--- Begin DATA FOR THE TASK ---
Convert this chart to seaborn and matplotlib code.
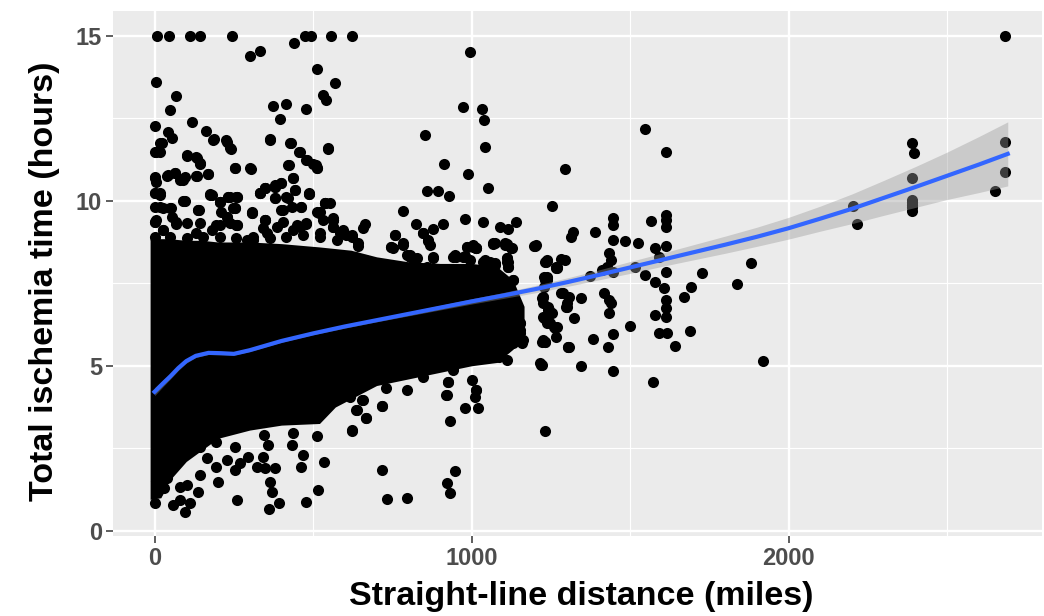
--- End DATA FOR THE TASK ---
--- Begin DATA FOR THE TASK ---
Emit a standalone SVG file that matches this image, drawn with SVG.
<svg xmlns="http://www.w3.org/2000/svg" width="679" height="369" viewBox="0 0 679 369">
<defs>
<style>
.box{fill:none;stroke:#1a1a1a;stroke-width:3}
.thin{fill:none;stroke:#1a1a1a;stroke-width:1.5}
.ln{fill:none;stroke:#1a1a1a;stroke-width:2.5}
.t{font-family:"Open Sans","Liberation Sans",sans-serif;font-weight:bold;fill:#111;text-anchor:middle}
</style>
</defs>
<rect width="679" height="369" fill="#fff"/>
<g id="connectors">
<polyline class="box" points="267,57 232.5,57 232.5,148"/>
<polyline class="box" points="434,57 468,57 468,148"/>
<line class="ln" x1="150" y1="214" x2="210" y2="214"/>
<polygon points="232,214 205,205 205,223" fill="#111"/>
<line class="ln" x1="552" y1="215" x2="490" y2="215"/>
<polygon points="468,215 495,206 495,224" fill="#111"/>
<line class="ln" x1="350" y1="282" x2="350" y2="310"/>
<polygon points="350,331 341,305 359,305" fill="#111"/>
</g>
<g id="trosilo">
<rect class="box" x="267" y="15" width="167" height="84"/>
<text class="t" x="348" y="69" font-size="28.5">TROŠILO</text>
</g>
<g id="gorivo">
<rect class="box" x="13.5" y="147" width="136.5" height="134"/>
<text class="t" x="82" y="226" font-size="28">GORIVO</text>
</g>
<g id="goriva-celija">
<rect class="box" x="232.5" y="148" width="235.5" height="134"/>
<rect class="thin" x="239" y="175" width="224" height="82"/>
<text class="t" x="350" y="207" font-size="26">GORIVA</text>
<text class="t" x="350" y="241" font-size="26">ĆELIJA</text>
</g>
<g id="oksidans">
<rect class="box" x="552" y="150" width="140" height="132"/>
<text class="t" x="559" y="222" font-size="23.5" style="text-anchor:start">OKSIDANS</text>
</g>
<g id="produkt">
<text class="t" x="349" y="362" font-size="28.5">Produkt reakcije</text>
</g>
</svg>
--- End DATA FOR THE TASK ---
--- Begin DATA FOR THE TASK ---
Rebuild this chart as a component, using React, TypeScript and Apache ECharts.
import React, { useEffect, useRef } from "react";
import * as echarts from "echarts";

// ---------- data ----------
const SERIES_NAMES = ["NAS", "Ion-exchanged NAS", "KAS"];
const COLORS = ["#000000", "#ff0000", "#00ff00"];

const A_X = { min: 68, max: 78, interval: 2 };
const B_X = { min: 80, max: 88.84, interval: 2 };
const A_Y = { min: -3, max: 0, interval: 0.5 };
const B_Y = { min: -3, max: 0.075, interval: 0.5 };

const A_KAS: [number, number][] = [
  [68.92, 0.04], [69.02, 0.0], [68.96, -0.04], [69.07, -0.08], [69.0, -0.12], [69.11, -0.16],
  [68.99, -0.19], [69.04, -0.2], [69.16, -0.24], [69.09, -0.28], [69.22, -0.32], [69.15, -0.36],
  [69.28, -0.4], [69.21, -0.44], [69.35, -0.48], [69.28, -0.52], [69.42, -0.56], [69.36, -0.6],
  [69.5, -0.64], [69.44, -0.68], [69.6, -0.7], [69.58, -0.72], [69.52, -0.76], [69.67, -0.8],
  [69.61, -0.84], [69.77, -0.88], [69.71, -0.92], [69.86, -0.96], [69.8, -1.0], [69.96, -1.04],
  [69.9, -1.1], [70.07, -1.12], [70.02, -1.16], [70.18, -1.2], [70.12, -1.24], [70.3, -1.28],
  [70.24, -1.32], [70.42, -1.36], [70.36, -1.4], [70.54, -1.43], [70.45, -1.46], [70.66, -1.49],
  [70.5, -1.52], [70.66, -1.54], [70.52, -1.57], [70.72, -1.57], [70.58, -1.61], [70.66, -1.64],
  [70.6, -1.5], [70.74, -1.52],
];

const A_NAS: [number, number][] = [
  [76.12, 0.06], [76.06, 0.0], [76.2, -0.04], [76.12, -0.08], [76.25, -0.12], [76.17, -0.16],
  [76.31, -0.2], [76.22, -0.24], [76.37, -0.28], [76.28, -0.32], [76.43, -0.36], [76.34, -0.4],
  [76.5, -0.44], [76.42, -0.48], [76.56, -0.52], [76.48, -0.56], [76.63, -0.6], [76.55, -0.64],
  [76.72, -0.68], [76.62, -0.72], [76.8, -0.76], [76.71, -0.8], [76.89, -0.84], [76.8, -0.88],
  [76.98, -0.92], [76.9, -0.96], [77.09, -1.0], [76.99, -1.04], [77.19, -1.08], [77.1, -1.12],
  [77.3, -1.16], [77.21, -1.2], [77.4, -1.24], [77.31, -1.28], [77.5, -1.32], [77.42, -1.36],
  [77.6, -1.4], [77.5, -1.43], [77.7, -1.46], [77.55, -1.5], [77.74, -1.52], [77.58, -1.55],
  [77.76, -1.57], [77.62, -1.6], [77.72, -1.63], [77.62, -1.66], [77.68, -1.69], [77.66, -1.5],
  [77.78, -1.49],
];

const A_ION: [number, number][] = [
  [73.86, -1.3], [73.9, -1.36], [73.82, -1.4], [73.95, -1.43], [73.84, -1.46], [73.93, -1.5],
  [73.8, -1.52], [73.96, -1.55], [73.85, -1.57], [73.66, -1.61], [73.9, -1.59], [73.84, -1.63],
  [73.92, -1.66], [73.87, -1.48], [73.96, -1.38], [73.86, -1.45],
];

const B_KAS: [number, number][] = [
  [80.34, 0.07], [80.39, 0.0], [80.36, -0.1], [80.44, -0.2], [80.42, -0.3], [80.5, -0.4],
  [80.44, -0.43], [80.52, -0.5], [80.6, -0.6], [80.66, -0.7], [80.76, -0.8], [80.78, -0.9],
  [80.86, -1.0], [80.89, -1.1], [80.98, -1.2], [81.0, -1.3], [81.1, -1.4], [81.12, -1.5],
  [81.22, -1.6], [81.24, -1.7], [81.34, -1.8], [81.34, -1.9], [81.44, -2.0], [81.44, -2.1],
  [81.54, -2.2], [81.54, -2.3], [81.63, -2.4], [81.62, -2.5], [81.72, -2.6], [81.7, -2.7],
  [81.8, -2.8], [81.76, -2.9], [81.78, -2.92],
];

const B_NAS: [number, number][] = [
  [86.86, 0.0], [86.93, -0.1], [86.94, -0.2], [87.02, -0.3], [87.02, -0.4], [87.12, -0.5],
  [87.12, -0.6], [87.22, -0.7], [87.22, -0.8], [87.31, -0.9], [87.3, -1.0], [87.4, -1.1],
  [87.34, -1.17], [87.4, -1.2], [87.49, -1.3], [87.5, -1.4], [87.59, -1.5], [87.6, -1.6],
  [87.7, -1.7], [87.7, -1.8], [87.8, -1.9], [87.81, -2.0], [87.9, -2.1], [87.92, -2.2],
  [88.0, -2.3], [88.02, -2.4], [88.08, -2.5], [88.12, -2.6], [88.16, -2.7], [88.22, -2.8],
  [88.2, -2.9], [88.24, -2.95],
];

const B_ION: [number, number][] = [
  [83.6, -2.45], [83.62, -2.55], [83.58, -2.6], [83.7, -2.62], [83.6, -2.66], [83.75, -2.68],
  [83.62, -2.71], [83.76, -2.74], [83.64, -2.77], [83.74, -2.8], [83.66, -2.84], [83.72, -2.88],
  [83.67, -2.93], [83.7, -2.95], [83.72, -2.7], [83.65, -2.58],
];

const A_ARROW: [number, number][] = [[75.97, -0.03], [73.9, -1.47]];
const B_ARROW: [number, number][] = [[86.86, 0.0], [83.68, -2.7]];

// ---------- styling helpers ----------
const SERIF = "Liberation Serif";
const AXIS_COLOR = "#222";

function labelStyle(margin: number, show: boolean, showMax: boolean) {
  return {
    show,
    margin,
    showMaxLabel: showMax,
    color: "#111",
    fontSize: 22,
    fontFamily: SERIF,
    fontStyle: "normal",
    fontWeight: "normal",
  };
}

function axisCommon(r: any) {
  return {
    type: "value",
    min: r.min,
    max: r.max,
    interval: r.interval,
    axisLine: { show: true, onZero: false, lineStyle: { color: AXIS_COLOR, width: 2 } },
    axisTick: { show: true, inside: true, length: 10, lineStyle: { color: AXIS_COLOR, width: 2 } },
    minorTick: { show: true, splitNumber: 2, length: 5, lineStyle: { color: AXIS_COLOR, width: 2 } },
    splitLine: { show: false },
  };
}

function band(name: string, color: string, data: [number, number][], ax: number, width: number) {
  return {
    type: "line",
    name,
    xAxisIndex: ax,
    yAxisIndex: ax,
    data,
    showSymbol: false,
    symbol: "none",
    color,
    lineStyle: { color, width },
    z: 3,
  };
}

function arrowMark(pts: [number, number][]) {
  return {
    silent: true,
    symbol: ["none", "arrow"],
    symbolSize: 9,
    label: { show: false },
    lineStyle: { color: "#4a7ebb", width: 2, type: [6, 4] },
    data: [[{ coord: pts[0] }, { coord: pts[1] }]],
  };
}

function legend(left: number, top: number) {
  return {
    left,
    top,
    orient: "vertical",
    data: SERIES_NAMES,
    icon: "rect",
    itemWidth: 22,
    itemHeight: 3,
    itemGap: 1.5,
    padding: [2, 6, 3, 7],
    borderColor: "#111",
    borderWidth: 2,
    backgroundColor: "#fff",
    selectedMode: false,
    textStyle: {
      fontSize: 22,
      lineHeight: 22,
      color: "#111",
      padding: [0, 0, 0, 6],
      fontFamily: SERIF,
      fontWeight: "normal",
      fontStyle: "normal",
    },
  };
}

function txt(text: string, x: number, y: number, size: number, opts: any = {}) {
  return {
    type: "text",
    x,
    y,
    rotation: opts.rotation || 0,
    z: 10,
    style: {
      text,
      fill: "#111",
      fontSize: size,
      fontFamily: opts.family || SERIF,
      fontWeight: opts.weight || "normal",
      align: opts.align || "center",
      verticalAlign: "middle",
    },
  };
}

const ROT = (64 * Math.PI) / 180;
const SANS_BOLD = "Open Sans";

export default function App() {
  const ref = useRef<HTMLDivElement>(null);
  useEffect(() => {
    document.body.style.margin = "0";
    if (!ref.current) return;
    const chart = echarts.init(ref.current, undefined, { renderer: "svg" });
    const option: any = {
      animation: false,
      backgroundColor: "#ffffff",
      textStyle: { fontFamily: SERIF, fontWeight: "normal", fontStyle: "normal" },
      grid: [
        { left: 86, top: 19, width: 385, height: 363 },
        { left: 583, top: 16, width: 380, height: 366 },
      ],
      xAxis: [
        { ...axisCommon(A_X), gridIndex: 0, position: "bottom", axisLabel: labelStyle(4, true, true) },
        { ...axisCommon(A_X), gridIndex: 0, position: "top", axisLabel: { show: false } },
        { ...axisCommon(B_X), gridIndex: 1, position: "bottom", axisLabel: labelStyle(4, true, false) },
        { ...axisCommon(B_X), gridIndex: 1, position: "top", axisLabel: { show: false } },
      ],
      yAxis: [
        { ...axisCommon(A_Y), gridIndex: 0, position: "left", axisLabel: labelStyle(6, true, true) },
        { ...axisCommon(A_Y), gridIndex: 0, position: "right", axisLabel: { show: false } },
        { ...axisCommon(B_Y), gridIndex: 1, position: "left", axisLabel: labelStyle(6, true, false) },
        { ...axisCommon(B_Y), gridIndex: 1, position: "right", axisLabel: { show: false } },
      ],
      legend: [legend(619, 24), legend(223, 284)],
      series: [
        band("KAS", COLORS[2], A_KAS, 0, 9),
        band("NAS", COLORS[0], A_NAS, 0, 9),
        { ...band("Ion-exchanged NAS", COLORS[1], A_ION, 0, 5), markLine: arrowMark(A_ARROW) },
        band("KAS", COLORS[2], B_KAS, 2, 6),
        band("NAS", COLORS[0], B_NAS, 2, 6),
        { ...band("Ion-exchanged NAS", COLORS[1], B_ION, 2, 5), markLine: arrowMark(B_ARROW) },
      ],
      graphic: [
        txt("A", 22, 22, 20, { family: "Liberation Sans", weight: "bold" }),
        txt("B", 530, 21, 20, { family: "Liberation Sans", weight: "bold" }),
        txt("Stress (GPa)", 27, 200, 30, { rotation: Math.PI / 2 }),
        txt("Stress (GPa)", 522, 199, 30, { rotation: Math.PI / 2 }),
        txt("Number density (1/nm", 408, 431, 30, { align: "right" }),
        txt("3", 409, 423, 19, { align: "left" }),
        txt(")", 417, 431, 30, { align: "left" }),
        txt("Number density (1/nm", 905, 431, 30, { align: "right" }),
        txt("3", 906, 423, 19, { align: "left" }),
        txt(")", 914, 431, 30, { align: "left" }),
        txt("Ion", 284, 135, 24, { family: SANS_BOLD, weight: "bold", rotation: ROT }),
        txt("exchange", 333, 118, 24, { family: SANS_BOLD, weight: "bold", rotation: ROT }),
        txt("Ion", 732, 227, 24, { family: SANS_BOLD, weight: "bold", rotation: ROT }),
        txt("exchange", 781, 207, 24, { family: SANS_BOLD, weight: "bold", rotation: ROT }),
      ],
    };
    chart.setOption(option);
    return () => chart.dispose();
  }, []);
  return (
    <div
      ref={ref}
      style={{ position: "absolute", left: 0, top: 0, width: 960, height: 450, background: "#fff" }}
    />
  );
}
--- End DATA FOR THE TASK ---
REQUEST: Copy every line of the records above that holds the word "React".

FULL SOLUTION:
Rebuild this chart as a component, using React, TypeScript and Apache ECharts.
import React, { useEffect, useRef } from "react";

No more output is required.